• Problem to work on: Retype exactly what appears below from the line containing "Reproduce this chart with Apache ECharts." down to the line containing "52, 53, 54];", keeping both end lines. Do not include pictures.

- - -

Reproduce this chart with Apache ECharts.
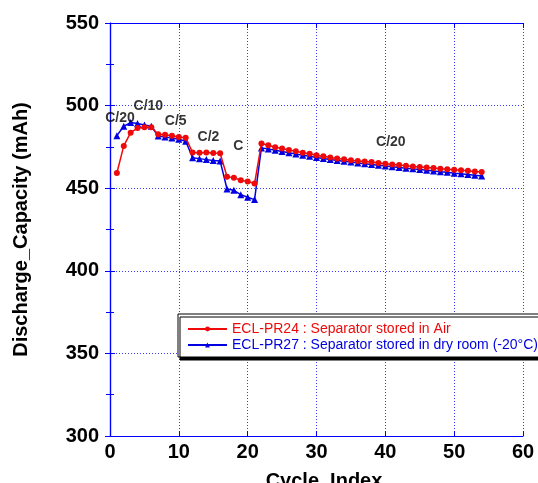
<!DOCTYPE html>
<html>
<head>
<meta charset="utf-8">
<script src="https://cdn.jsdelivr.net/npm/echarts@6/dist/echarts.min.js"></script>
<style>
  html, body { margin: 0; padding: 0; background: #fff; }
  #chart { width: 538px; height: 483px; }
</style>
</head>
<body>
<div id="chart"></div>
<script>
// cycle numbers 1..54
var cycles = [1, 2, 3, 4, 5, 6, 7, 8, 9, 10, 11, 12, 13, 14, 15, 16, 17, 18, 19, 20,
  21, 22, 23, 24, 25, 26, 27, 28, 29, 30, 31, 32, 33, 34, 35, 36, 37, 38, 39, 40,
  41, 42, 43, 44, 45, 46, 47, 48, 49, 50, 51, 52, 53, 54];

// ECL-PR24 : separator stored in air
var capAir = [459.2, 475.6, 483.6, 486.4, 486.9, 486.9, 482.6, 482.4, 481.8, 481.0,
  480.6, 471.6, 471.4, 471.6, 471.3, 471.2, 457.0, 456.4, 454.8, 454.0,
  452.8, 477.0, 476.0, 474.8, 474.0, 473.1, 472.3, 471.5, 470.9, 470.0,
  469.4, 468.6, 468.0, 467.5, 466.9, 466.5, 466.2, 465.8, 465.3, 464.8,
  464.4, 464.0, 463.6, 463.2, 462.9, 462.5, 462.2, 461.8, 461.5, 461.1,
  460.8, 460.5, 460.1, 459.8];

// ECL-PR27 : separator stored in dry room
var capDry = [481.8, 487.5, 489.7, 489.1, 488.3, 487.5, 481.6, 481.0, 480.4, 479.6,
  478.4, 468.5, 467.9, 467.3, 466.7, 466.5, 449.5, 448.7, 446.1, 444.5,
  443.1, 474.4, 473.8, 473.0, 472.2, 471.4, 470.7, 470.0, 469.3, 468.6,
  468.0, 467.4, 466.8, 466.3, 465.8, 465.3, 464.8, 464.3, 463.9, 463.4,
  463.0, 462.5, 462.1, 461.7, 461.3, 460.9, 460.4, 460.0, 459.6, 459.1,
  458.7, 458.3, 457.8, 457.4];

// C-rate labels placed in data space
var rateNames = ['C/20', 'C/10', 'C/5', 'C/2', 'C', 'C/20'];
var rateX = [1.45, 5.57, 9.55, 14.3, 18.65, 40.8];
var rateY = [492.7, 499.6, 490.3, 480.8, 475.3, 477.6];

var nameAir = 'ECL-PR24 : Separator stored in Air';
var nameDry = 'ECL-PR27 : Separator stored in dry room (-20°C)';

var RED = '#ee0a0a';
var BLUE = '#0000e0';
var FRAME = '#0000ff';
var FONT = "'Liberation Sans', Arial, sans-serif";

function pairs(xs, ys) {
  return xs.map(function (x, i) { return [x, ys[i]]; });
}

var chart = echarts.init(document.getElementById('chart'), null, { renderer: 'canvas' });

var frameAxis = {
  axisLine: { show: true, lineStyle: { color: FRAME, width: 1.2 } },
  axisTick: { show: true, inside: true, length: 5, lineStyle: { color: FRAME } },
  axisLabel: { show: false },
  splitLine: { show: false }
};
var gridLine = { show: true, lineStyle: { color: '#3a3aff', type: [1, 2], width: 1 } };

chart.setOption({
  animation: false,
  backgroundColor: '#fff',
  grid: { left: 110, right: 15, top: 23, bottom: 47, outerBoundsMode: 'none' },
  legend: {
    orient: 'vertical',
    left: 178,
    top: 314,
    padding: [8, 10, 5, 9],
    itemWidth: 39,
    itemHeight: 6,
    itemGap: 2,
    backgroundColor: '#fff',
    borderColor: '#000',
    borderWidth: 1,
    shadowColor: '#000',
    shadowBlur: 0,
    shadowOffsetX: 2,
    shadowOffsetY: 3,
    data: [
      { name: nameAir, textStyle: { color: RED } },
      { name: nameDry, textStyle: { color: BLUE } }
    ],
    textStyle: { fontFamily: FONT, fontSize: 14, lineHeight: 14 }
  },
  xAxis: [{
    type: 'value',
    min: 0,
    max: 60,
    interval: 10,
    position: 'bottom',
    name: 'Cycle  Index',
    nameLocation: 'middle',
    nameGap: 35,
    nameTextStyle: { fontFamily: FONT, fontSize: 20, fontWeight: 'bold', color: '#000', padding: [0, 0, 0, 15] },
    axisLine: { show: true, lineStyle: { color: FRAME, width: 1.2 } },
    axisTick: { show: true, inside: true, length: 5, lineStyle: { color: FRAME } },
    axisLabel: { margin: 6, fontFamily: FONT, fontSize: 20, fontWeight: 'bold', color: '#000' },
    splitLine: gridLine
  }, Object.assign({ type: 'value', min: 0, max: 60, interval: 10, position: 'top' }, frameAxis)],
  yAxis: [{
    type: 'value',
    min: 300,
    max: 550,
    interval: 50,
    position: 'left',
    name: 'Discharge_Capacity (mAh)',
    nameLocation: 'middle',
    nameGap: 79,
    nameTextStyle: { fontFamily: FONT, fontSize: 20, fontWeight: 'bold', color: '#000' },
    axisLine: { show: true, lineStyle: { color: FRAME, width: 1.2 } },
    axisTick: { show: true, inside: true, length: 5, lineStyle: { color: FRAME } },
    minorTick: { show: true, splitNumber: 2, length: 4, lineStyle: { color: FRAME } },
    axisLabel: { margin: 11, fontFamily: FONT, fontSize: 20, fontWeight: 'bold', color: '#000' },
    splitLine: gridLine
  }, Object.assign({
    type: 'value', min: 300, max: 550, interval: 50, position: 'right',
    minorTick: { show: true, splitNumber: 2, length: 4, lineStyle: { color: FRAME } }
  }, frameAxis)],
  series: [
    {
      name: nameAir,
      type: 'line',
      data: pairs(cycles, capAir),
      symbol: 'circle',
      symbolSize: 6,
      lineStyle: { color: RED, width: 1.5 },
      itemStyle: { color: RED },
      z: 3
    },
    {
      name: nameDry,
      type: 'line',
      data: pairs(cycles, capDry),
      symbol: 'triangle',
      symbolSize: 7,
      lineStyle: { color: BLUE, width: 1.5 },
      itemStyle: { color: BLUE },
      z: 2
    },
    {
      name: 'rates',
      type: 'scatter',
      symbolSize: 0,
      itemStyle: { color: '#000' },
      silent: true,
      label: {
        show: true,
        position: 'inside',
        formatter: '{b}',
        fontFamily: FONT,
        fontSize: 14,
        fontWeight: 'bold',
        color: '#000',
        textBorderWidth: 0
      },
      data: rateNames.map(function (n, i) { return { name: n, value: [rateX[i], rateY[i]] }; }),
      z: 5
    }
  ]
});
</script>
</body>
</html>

- - -

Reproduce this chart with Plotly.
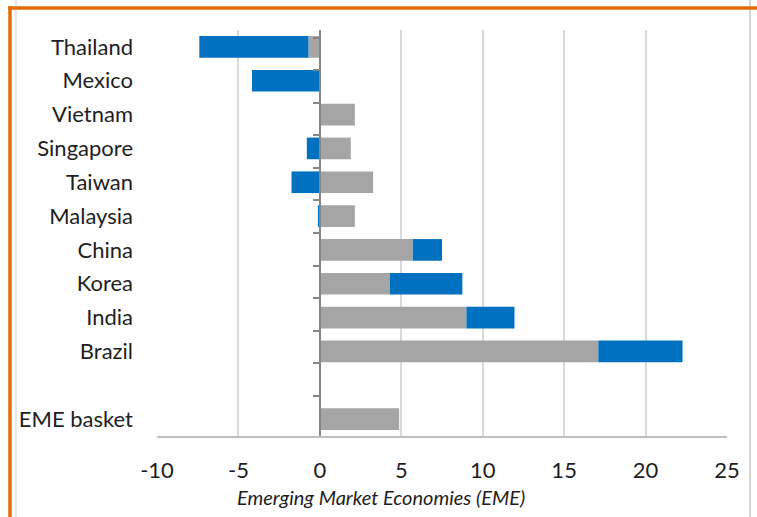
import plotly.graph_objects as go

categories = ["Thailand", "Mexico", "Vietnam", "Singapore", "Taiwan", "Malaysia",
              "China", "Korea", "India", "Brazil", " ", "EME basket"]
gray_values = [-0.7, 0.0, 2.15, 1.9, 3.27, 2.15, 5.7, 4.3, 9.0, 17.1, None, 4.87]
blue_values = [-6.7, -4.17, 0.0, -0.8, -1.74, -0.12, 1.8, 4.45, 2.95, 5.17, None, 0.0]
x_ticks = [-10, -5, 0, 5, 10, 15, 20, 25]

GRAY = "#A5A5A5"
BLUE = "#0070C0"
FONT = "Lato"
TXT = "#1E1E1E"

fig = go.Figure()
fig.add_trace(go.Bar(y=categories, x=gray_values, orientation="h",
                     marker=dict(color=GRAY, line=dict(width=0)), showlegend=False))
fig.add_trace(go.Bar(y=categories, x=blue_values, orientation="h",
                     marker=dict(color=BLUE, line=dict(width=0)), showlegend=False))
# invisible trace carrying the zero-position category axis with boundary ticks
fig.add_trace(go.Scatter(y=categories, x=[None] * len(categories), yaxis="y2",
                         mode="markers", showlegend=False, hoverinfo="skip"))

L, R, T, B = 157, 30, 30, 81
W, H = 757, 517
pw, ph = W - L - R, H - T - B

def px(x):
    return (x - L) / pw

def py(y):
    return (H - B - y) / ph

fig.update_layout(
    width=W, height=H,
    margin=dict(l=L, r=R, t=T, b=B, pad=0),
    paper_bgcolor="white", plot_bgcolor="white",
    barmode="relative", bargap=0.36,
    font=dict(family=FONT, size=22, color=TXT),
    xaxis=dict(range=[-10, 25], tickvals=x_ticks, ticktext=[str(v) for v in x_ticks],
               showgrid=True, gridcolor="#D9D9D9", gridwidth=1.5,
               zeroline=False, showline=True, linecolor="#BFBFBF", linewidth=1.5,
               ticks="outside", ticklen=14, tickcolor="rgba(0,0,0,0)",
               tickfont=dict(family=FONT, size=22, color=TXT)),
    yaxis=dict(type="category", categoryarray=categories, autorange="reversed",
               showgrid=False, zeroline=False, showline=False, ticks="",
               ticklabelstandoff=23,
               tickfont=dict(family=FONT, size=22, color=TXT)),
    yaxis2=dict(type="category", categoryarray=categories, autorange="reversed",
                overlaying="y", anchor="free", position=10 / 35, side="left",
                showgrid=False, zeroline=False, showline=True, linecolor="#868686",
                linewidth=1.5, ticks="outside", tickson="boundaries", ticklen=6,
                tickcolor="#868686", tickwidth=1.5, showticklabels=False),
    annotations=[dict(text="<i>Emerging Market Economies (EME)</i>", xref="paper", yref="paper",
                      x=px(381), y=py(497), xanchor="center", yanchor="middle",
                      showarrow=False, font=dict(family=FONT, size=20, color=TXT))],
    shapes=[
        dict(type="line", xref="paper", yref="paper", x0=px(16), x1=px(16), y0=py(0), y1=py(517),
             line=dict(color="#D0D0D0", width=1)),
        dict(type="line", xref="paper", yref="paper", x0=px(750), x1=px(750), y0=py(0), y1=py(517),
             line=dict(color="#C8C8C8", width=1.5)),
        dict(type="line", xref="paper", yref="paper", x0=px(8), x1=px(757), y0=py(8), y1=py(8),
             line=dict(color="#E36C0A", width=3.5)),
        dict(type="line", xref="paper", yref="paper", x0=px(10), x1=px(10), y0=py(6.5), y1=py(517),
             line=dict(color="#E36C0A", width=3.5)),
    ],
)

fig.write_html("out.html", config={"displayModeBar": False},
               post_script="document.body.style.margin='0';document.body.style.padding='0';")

- - -

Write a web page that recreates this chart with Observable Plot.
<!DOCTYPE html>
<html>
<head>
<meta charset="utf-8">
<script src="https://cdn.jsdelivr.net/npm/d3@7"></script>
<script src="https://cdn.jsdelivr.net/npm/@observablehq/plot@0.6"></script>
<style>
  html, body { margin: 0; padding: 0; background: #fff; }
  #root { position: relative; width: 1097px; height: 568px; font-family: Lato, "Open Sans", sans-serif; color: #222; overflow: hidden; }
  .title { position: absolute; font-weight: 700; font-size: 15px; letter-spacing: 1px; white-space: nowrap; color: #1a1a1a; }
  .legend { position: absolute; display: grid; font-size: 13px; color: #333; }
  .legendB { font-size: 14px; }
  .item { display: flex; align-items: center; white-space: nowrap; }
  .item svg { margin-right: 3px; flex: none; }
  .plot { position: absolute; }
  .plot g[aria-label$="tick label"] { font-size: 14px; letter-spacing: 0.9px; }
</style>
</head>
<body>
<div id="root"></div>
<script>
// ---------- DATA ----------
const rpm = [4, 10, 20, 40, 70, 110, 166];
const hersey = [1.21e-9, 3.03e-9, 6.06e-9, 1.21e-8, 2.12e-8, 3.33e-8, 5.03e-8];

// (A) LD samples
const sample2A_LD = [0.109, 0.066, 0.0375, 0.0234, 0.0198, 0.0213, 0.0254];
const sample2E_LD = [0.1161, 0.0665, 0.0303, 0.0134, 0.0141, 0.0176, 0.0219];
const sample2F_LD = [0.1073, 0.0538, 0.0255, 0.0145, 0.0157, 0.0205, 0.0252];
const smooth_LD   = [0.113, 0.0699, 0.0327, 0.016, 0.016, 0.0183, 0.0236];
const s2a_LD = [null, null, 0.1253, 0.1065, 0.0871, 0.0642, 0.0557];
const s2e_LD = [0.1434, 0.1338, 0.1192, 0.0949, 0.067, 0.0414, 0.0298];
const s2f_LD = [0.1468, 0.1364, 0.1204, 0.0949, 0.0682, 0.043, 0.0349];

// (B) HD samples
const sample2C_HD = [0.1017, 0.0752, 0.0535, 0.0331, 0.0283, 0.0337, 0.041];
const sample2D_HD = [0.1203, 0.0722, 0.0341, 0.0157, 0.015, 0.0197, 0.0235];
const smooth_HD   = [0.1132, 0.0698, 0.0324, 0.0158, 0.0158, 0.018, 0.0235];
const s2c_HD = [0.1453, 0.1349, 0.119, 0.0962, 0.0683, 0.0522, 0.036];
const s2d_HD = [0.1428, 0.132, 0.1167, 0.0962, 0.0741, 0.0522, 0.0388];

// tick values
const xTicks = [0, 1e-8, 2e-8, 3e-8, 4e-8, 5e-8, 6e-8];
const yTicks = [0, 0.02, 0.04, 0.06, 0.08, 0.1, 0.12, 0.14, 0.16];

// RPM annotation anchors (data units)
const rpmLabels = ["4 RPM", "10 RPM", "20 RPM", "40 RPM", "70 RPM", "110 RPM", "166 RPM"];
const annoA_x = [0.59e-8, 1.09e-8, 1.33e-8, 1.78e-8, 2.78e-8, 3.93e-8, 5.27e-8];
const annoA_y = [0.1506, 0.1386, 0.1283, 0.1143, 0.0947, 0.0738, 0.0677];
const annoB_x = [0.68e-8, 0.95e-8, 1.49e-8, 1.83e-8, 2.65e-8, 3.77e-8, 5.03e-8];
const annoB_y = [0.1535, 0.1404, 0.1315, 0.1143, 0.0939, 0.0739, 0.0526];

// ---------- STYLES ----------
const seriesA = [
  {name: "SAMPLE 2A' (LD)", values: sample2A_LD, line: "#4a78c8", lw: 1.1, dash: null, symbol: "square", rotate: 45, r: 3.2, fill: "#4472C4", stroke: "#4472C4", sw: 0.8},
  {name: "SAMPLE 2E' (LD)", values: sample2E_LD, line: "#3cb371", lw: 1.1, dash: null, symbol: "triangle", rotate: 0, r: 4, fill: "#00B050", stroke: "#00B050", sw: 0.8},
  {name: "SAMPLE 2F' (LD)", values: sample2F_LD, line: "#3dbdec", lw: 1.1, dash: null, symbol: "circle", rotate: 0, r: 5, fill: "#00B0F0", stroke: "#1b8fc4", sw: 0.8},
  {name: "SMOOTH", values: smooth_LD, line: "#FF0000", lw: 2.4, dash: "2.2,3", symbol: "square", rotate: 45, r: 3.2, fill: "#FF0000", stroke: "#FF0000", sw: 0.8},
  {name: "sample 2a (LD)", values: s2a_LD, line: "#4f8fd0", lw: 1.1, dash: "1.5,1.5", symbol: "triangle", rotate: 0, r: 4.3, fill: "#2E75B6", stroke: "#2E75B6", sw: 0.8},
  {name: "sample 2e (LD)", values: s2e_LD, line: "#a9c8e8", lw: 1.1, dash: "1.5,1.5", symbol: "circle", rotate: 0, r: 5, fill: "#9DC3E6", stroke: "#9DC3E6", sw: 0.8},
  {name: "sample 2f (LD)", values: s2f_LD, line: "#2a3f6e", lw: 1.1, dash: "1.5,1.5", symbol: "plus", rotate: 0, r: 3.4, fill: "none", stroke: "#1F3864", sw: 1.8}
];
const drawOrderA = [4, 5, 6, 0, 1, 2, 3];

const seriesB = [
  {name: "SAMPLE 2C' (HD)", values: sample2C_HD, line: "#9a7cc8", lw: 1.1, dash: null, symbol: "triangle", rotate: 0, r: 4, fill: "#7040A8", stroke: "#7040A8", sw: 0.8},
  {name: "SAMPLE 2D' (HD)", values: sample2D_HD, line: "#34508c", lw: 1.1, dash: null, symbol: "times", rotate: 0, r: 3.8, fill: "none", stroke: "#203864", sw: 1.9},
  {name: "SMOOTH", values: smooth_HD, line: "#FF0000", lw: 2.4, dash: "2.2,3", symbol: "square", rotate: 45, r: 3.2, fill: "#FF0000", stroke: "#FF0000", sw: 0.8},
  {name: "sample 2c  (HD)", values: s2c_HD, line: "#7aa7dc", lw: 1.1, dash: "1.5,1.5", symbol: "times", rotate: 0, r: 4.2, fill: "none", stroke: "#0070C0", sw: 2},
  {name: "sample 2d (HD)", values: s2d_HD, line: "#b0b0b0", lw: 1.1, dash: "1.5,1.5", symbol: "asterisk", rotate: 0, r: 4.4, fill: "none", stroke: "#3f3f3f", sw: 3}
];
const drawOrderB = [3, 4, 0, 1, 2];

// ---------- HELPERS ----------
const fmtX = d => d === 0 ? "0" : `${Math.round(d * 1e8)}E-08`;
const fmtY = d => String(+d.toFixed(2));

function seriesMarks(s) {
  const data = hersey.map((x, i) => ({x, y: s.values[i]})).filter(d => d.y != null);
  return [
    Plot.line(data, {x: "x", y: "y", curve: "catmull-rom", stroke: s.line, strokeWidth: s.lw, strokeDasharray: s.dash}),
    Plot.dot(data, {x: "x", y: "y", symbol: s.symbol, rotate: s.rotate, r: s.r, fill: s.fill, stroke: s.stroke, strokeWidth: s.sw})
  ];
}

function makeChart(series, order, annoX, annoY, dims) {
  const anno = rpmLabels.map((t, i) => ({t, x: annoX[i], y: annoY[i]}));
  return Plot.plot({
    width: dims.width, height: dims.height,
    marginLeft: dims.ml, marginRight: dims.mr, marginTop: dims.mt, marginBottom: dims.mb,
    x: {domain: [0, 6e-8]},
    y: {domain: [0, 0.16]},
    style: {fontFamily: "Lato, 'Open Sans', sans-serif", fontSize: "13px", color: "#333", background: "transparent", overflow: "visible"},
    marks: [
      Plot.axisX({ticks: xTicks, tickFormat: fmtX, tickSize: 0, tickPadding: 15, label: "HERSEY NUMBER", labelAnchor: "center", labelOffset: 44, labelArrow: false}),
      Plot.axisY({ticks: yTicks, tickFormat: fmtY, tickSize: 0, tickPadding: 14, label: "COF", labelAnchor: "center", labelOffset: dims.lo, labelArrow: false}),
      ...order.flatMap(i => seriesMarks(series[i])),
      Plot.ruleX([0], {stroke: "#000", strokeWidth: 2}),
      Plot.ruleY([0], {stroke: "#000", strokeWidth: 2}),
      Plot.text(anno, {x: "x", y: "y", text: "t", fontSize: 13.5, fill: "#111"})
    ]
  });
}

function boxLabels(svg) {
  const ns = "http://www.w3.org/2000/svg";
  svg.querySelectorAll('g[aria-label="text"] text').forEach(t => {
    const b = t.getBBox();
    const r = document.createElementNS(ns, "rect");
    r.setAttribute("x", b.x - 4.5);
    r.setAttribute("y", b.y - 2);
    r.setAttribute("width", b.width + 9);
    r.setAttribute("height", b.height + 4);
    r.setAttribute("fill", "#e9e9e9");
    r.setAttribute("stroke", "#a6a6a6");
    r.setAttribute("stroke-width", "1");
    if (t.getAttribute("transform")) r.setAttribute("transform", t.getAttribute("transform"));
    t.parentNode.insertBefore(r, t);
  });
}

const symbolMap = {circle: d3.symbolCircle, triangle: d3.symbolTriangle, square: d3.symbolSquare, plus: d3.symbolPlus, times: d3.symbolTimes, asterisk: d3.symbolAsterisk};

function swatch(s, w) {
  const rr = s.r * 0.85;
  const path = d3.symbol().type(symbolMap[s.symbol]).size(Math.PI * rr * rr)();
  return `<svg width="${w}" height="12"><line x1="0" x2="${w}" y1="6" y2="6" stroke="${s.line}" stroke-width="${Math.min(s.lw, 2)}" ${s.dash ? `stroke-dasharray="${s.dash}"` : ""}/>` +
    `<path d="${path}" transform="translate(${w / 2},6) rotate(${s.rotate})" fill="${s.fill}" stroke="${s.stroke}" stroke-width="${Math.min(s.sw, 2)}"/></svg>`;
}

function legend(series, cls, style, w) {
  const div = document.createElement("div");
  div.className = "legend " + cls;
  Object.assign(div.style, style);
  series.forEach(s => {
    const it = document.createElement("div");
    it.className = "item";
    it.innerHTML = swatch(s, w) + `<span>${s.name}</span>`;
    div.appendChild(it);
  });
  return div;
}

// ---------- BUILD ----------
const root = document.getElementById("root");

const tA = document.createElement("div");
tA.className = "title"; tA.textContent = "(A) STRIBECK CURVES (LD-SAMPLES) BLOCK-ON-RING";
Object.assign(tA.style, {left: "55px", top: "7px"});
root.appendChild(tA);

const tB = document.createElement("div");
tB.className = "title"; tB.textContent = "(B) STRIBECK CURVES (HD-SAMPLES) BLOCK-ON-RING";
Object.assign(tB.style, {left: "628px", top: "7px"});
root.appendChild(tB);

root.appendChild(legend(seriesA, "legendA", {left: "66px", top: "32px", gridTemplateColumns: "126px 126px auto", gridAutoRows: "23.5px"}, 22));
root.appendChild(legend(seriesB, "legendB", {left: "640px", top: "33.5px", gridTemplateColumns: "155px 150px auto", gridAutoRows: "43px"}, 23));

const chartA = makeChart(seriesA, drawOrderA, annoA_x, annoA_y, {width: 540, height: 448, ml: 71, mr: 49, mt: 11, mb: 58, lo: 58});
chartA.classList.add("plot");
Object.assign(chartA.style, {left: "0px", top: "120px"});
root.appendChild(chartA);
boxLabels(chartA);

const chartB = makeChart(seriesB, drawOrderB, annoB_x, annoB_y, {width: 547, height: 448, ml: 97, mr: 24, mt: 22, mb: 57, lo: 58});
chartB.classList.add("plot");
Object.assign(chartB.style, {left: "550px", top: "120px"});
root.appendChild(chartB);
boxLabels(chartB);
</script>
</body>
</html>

- - -

• Reply:
Reproduce this chart with Apache ECharts.
<!DOCTYPE html>
<html>
<head>
<meta charset="utf-8">
<script src="https://cdn.jsdelivr.net/npm/echarts@6/dist/echarts.min.js"></script>
<style>
  html, body { margin: 0; padding: 0; background: #fff; }
  #chart { width: 538px; height: 483px; }
</style>
</head>
<body>
<div id="chart"></div>
<script>
// cycle numbers 1..54
var cycles = [1, 2, 3, 4, 5, 6, 7, 8, 9, 10, 11, 12, 13, 14, 15, 16, 17, 18, 19, 20,
  21, 22, 23, 24, 25, 26, 27, 28, 29, 30, 31, 32, 33, 34, 35, 36, 37, 38, 39, 40,
  41, 42, 43, 44, 45, 46, 47, 48, 49, 50, 51, 52, 53, 54];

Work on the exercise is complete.